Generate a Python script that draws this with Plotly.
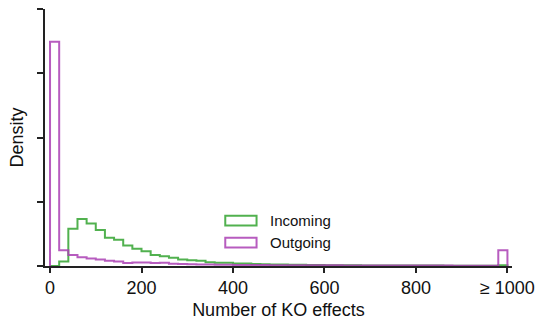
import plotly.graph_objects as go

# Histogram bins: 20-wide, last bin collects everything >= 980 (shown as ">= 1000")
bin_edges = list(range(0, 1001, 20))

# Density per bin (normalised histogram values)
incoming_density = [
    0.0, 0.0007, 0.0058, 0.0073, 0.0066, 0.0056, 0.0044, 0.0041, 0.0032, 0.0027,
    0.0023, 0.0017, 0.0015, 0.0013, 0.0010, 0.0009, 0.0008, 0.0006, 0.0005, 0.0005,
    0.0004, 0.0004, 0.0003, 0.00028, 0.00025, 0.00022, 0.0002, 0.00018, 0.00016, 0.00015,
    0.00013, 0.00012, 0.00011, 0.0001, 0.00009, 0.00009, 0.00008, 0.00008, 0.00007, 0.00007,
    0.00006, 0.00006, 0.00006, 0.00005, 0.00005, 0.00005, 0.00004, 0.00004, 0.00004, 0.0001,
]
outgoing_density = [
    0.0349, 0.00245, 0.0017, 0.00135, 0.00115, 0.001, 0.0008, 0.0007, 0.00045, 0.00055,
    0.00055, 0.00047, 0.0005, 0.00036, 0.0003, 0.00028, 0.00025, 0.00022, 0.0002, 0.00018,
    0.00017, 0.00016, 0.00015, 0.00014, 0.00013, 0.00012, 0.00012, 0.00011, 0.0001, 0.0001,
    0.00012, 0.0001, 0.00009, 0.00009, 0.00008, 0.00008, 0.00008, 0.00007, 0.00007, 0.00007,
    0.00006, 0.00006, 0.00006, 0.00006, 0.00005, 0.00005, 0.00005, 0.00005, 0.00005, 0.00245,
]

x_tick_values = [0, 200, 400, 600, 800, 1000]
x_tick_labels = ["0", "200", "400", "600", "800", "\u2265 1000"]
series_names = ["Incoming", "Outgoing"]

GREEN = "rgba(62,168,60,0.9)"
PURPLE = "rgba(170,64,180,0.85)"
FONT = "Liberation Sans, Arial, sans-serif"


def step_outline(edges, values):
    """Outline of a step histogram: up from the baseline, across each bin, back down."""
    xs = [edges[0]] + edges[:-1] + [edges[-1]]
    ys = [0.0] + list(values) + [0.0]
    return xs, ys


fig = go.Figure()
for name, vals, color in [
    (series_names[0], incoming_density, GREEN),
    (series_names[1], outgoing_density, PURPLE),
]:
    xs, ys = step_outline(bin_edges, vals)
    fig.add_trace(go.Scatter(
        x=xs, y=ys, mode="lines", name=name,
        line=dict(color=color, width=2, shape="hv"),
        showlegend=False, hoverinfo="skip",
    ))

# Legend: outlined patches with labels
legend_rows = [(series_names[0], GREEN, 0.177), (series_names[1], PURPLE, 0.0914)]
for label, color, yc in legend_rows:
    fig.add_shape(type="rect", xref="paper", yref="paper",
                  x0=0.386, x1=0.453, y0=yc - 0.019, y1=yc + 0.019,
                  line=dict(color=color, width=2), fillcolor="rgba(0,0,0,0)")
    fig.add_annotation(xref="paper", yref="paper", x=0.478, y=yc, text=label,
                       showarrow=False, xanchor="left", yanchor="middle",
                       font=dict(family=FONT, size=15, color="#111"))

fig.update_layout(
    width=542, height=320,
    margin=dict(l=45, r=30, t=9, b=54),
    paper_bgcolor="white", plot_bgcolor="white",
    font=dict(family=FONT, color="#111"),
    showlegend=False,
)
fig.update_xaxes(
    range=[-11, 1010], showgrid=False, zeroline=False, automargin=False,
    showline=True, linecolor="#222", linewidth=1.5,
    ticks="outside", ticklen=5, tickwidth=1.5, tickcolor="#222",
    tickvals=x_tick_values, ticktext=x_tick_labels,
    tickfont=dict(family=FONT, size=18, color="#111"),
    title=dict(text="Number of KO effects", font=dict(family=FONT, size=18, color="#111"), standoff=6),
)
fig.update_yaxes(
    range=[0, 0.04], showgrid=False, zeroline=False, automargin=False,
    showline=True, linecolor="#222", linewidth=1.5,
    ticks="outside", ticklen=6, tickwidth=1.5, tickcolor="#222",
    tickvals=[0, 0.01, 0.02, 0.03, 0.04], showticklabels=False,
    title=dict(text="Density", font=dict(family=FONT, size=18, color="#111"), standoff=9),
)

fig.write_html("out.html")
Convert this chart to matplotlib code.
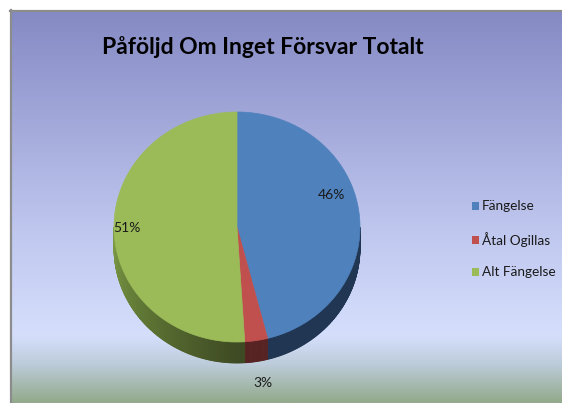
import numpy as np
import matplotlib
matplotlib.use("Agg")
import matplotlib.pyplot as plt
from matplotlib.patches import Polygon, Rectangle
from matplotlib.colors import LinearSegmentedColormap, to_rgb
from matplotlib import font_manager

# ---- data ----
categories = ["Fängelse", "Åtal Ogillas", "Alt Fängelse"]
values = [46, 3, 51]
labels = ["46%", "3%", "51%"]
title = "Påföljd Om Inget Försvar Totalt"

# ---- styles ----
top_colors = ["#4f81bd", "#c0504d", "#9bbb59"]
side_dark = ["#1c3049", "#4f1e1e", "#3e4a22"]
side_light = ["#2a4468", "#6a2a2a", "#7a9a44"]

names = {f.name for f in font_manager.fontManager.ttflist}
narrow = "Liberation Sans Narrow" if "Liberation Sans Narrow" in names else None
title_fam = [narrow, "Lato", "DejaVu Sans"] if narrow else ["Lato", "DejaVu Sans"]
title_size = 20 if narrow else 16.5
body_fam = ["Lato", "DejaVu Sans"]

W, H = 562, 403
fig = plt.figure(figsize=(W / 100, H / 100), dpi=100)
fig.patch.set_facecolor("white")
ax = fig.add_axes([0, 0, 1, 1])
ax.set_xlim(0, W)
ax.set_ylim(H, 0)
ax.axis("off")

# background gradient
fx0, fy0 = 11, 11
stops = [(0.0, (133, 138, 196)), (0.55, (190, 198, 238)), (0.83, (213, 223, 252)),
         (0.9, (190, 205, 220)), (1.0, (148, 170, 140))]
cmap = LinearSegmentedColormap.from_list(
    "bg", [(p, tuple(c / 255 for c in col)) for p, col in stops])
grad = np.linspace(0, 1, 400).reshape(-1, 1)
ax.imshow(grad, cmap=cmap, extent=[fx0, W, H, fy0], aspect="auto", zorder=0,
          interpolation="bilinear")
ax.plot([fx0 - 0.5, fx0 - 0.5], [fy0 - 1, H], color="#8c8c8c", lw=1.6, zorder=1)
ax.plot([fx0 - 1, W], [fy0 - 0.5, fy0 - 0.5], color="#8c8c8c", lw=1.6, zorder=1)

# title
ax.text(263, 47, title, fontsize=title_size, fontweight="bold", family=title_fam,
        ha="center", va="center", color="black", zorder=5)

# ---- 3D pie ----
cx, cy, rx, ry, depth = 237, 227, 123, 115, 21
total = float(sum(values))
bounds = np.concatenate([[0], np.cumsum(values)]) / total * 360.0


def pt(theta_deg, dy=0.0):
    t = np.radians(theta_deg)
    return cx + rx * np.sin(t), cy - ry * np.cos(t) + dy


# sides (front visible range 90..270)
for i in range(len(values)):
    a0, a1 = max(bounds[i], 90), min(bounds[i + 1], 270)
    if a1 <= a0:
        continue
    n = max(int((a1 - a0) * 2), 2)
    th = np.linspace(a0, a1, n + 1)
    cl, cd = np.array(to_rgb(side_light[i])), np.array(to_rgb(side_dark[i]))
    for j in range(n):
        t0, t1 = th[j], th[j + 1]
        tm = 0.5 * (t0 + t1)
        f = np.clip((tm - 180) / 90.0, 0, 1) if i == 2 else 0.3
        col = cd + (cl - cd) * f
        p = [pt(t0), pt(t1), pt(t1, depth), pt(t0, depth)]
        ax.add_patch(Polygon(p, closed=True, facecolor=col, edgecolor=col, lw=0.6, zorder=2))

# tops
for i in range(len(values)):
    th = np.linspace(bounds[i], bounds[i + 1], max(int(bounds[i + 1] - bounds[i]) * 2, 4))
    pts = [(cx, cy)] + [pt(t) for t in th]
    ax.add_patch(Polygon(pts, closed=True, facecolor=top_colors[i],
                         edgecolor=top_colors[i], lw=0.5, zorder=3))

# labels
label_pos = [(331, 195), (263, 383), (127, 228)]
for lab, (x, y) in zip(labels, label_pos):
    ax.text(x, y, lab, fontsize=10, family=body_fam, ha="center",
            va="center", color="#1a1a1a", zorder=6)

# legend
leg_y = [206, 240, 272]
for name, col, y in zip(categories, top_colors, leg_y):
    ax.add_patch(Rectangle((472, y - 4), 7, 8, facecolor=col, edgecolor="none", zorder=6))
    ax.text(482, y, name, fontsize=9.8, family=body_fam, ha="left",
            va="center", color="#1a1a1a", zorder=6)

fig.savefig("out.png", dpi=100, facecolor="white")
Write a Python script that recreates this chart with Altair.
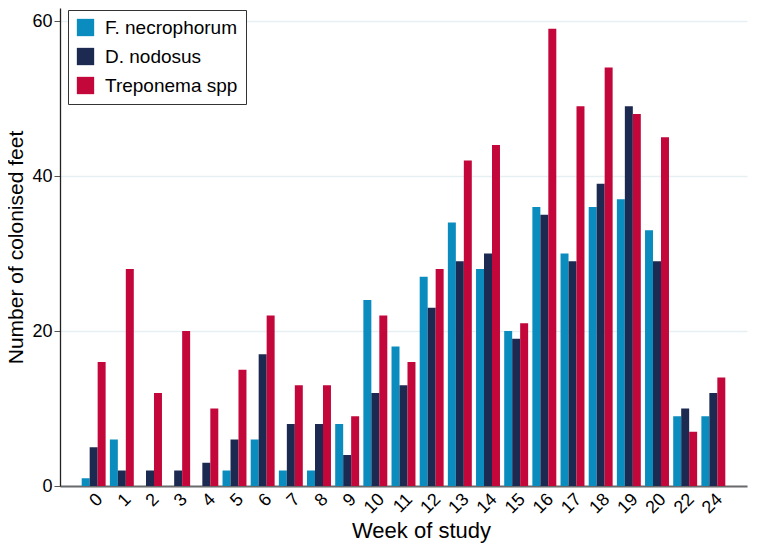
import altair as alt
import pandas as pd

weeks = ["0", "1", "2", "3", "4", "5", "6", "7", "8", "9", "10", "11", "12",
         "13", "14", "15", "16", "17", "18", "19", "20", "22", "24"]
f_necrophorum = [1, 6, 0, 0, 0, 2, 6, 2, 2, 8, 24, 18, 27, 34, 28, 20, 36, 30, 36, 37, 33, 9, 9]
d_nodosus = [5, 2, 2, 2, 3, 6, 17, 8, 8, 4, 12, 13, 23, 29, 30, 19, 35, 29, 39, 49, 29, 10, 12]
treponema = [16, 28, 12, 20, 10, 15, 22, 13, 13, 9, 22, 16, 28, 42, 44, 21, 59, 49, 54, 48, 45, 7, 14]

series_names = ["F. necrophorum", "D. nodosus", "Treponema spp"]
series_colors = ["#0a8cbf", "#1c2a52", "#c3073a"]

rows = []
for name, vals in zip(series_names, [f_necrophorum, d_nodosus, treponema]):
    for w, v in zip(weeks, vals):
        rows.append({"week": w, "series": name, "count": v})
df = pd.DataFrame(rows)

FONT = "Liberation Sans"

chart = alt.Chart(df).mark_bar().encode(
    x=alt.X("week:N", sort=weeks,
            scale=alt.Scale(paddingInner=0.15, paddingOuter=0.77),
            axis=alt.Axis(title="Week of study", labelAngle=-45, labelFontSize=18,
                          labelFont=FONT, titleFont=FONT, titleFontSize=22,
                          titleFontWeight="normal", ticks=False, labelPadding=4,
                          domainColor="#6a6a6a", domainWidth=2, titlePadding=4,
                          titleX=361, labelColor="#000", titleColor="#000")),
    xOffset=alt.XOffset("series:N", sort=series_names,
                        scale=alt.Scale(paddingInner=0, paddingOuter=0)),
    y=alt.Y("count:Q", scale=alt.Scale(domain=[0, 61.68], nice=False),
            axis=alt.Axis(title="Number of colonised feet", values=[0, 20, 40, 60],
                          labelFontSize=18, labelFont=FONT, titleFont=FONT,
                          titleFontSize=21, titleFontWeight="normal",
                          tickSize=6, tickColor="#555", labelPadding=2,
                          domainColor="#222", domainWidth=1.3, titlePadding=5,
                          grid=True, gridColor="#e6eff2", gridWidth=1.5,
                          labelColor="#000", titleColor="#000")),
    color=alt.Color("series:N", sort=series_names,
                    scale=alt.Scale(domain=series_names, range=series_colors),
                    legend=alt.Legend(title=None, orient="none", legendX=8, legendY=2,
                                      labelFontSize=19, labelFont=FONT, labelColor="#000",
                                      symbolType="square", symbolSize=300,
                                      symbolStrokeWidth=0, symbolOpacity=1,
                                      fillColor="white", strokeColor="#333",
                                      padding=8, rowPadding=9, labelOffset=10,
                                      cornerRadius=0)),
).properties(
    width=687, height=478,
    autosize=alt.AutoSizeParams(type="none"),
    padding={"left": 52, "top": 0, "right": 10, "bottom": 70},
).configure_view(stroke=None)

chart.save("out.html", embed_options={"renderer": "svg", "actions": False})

> **EXERCISE**
Could the lines from the top of the material through the line with "bin_edges = list(range(0, 1001, 20))" be repeated exactly, pictures left out?

> **RESPONSE FOR THIS EXERCISE**
Generate a Python script that draws this with Plotly.
import plotly.graph_objects as go

# Histogram bins: 20-wide, last bin collects everything >= 980 (shown as ">= 1000")
bin_edges = list(range(0, 1001, 20))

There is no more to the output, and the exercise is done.